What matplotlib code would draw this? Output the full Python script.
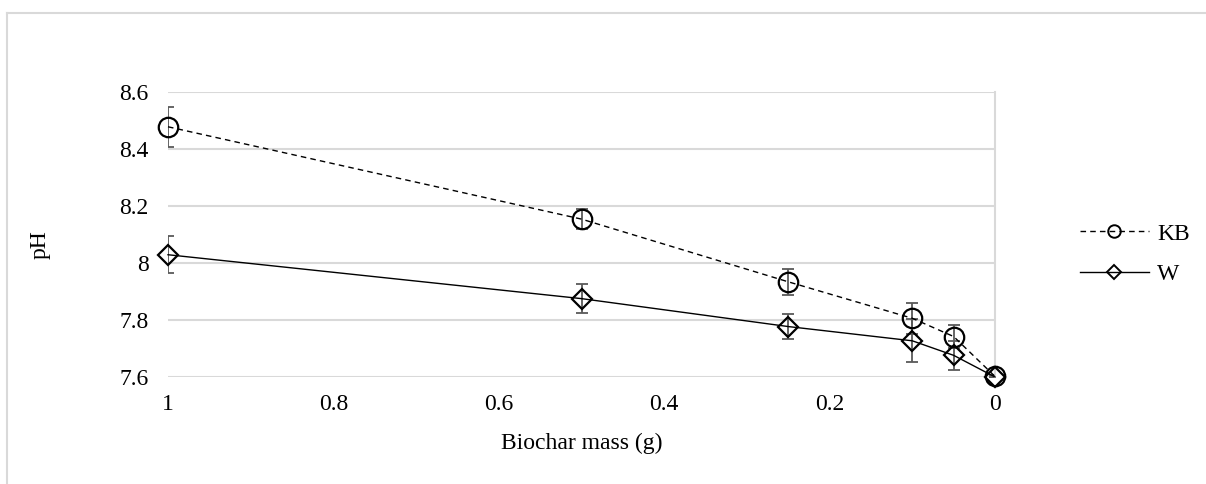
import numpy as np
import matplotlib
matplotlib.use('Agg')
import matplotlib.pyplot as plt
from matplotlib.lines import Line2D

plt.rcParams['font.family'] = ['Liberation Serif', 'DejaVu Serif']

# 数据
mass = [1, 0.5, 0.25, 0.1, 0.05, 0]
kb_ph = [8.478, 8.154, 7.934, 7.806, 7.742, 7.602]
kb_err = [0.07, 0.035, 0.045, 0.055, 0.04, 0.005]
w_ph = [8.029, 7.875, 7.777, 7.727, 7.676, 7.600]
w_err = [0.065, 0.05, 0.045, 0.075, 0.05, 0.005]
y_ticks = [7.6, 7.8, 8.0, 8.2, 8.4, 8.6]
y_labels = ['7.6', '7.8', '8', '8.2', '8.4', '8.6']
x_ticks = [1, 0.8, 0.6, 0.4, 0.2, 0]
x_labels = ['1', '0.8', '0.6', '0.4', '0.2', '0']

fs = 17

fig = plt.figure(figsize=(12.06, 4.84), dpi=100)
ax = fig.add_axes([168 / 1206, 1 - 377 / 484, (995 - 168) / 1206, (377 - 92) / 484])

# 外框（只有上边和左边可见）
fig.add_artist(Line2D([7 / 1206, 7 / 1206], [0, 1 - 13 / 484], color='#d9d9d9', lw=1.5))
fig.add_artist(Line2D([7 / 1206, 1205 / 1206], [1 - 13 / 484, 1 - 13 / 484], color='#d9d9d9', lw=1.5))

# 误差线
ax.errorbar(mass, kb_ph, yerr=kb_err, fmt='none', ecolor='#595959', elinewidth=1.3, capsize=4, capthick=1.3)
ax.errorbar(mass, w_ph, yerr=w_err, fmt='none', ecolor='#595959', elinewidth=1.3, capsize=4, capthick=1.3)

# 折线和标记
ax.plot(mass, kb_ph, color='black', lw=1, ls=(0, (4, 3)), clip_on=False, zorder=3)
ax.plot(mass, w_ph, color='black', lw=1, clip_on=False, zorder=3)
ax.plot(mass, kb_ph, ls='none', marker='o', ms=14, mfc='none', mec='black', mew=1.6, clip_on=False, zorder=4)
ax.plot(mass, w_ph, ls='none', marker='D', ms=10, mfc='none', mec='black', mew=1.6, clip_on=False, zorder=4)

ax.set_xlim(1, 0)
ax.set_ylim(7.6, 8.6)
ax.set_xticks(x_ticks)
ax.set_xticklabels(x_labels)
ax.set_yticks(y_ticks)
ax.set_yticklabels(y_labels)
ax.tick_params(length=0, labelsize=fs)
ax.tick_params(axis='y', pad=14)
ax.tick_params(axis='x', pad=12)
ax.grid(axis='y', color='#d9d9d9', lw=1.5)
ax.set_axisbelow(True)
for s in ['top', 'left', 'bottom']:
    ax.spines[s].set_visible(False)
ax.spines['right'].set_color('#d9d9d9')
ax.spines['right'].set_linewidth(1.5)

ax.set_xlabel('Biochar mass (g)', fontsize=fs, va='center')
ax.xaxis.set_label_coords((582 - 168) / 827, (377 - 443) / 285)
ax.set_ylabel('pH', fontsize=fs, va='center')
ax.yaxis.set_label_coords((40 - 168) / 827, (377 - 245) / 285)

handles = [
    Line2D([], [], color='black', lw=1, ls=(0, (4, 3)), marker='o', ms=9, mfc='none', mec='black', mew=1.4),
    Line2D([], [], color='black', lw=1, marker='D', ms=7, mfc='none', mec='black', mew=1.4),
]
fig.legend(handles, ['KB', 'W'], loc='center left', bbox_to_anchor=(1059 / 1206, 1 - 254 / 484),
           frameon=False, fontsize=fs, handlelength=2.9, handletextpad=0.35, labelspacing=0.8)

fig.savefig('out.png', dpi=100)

━━━━━━━━━━━━━━━━━━━━

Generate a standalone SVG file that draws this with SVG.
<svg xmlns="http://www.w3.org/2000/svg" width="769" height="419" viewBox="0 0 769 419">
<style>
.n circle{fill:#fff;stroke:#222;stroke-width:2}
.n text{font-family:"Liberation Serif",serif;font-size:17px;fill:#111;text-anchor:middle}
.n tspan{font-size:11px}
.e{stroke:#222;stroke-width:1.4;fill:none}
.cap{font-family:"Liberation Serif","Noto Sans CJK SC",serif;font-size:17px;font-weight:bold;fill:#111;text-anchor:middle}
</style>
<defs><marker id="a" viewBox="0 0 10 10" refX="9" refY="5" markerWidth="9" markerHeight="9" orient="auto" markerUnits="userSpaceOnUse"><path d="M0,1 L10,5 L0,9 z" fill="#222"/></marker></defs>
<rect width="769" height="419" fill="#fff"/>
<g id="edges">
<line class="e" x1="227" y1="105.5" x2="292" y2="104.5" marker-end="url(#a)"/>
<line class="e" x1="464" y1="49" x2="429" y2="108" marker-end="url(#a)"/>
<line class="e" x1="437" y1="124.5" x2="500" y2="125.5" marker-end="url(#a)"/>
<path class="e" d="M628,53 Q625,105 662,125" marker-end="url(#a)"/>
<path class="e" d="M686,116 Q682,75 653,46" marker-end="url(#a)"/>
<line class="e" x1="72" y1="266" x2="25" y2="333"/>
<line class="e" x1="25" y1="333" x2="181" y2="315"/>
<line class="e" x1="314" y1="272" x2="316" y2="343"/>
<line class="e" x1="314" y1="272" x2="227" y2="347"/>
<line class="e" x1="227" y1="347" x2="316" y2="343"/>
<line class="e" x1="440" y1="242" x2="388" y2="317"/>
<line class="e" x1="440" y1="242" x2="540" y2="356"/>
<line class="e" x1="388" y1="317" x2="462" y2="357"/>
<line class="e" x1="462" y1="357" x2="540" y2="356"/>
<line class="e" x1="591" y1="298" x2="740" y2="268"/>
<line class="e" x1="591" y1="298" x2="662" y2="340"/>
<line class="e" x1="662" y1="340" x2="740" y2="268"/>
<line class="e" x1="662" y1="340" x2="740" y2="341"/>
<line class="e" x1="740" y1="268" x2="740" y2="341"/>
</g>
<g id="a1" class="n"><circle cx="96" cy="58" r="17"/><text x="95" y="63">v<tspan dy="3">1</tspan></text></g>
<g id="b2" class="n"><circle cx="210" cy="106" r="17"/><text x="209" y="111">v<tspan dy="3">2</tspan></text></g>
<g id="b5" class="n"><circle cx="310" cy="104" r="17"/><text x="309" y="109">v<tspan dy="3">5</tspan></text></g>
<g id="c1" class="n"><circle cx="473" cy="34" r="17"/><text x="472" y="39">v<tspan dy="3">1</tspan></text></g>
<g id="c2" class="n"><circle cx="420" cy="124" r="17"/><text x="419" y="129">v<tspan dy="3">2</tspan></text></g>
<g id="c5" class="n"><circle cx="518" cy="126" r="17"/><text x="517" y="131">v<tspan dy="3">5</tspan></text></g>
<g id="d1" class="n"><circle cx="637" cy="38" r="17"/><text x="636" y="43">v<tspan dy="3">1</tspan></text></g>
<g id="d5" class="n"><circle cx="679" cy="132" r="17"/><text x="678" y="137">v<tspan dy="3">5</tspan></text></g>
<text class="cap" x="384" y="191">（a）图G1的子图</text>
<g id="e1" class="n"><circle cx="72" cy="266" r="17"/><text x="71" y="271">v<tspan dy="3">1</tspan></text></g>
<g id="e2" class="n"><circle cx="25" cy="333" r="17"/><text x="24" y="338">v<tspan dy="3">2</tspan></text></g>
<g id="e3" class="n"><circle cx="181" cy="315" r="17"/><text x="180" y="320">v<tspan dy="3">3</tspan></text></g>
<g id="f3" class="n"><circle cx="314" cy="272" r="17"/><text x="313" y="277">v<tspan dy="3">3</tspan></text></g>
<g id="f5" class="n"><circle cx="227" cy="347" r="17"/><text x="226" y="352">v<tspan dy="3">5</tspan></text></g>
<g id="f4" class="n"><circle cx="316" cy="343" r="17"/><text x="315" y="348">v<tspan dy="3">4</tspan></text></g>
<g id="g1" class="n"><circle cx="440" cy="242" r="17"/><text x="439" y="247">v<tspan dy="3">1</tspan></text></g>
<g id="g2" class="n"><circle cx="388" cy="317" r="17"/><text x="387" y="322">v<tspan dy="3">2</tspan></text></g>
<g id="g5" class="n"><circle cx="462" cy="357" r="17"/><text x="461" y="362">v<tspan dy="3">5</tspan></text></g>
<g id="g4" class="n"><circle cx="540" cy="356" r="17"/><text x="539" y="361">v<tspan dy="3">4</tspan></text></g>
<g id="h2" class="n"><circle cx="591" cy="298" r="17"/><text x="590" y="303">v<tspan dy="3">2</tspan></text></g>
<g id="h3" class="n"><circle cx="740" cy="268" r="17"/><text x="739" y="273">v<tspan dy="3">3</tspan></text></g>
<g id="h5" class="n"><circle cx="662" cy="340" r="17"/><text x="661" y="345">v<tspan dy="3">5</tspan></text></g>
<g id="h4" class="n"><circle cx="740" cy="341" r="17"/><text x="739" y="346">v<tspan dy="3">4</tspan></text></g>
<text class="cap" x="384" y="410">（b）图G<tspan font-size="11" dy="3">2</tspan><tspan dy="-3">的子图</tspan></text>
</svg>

━━━━━━━━━━━━━━━━━━━━

▸ **Task instructions**
Make an exact copy of the lines from the one containing "What matplotlib code" to the one containing "plt.rcParams['font.family'] = ['Liberation", keeping both and leaving out every picture.

▸ **In response**
What matplotlib code would draw this? Output the full Python script.
import numpy as np
import matplotlib
matplotlib.use('Agg')
import matplotlib.pyplot as plt
from matplotlib.lines import Line2D

plt.rcParams['font.family'] = ['Liberation Serif', 'DejaVu Serif']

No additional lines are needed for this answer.